Into the Tempest Review by Lori Moffit

Eric Luppold
https://www.facebook.com/eluppold

Into the Tempest is a novel written by Eric Luppold. It is a generous size 262-page softcover book, priced at $19.95.

This book would be great for middle-grade students and up. It would also be a good addition to a church library or bookstore, or as a study in a homeschool co-op class.

I very much enjoyed reading this book, and plan to use it with one of my children. When reading it alongside the political and social climate in the United States (and much of the world) today, this book comes alive with plausibility. Written in comparison to what happened in Russia over several decades, one can easily see the same thing happening here, in ways so subtle that we as a people have not seen it until we are right in the middle of it.

The viewpoints of this story are written from are two main characters.

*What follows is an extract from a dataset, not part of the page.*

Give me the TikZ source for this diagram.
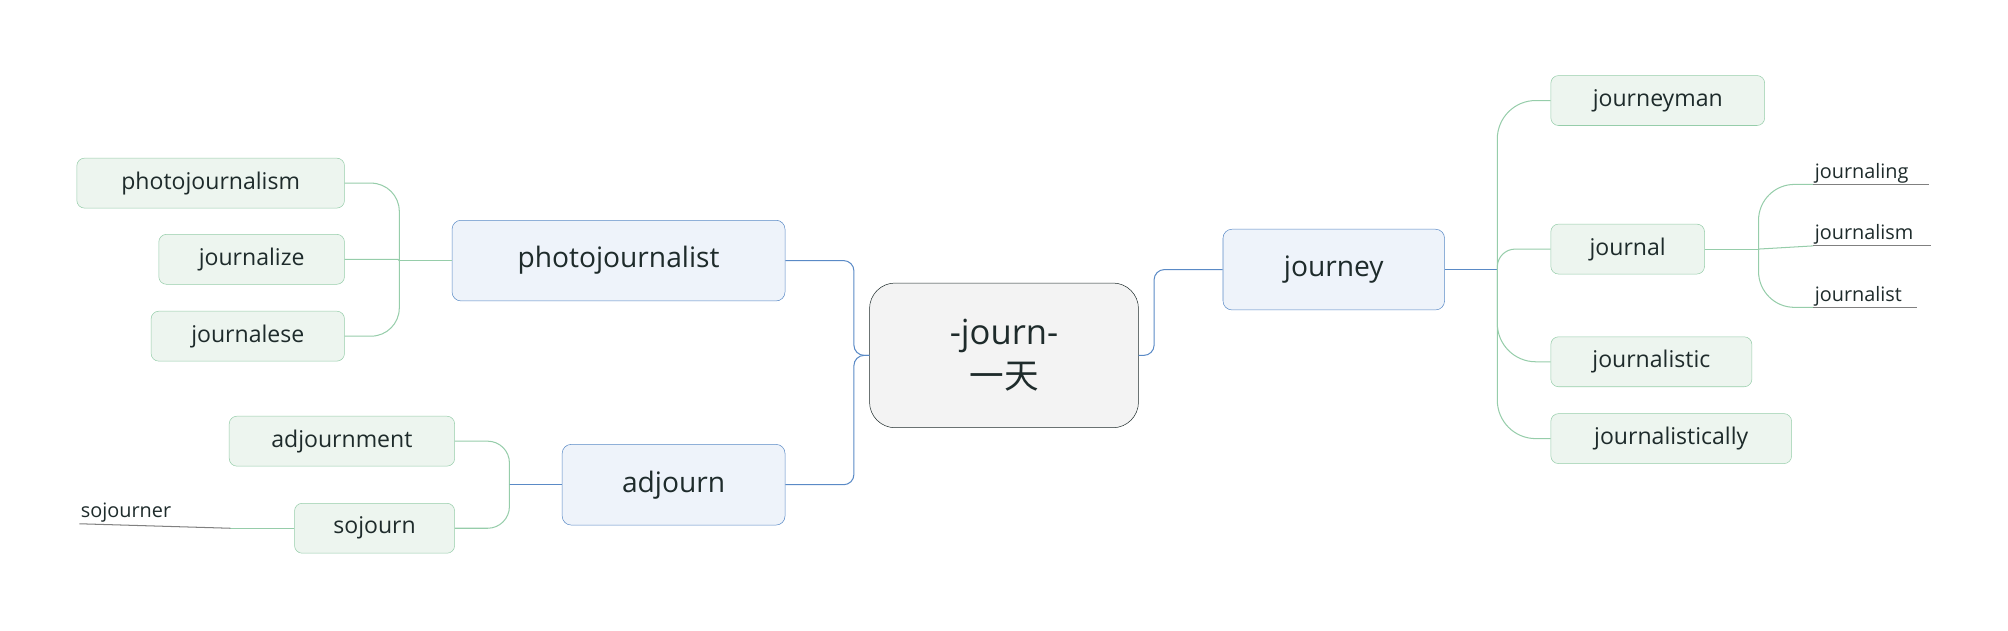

Sam Knox, whose mother has been imprisoned and father has been killed while trying to escape arrest for the crime of exposing Sam to religious teaching, and Detective Shawn O’Conner, who has the self-imposed mission of arresting or killing Christians.

In this book, The United States of America has become a place where Christians are considered mentally ill. Adults who are Christians must have a sign posted on their homes stating that no children under age eighteen may be there. And those under age eighteen who profess Christianity can be, and often are, sent to mental illness facilities. When parents are convicted of sharing information about Christianity with their children, they go to prison and their children are put in foster care.

I was extremely impressed with this novelization of where I believe my country is heading. I think people should read it, and they should read it while paying attention to what is happening in real life. If they do, I do not know how they would not be able to see in this story exactly what is happening around us.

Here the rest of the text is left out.